I'm through The Bookshop by Penelope Fitzgerald, and I wasn't blown away. It's the second novel of hers I've read in the past month or so, the first being The Gate of Angels, which I preferred. Fitzgerald is a careful writer, which I like. I think part of my problem is that she does several things well, but doesn't do any of them particularly well -- the work isn't particularly funny, insightful, or pacey. It's gentle and smart, but its pleasures are much more reliable than captivating.

She's also concerned with social positions and how they affect relationships, a theme that's always left me cold.
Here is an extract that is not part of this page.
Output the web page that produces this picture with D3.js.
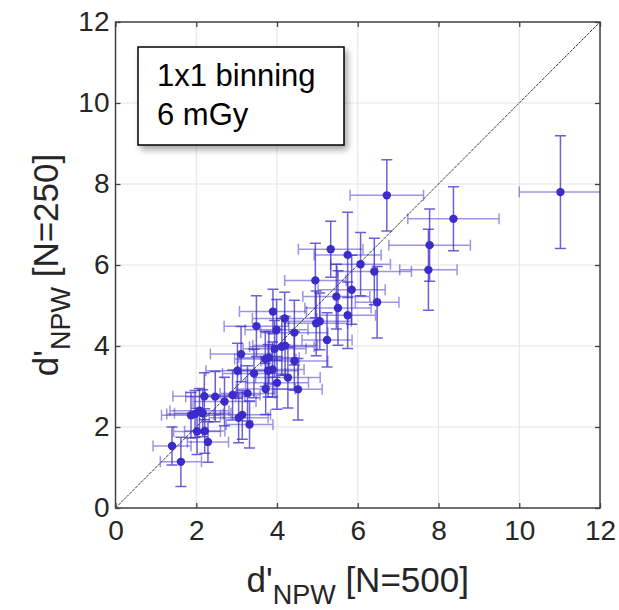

As opposed to William Trevor, another older, precise writer, who gets inside the minds of his characters, Fitzgerald mostly stands at a slight remove, as in The Bookshop, where the drama rests in the townspeople's various reactions to the opening of the new store and its owner. Didn't get my pulse racing.

The Blue Flower seems to be considered her masterpiece, and I picked up At Freddie's and enjoyed the opening a lot, so I'll probably read those someday. But after these two, I'm in no rush.


Blogger Tim said...

I LOVE Fitzgerald: I think she's one of the better novelists of the last 50 years. I don't think either of the books you've read are among her best. I would recommend "Innocence", "Human Voices", and "The Blue Flower." (And "Offshore"). I think she's very funny, actually (your comments notwithstanding). I'll find some excerpts.